Navigate back to the activity.
Estimated Time: 20 minutes
Students are asked to create states of the infinite potential well, composed both of single energy eigenstates and linear combinations of energy eigenstates, and animate the probability densities ${\left| {\psi \left( {x,t} \right)} \right|^2}$ to see how they change with time.
We provide students with a Mathematica template that has useful commands (animate, complex conjugate, plot etc.,) but it has no information about physics. We ask students to generate these animations from scratch, to encourage them to think about it means to superpose and whether the amplitudes or intensities should add. But here is an example that shows a typical result (more elaborate than what students would produce in the class).
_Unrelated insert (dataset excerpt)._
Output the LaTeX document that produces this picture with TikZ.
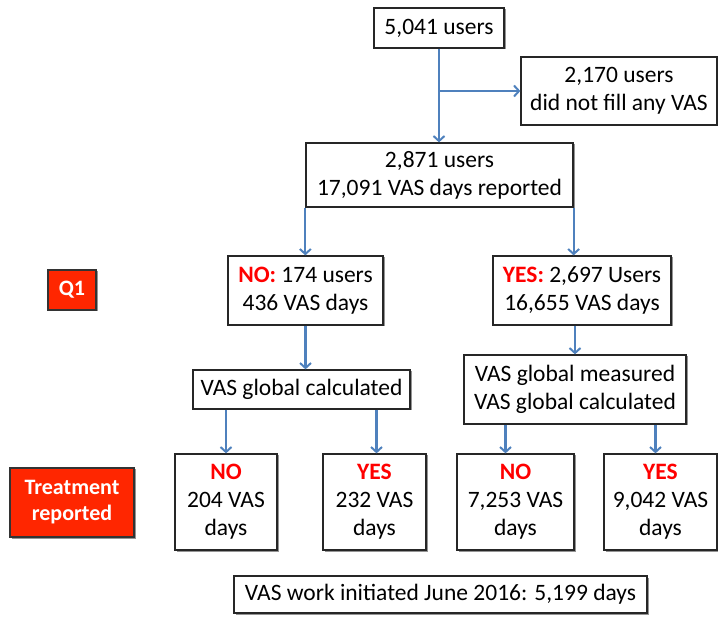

In a brief mini-lecture, we remind students that the solutions of the (time-dependent) Schrödinger equation are linear combinations of energy eigenstates with an complex exponential coefficient that contains all the time dependence. We also remind then that each term in the superposition gets a coefficient that corresponds to the eigen-energy of that state. Our students have seen this result derived in the Spins paradigm, three weeks prior.
The wrap-up for this activity is typically short, with groups briefly reporting their findings in general terms.
The time evolution of two state systems can lead into a nice discussion of phenomena, like spontaneous emission/absorption (see Chapter 9 of Griffith's “Introduction to Quantum Mechanics”, 2nd Ed.)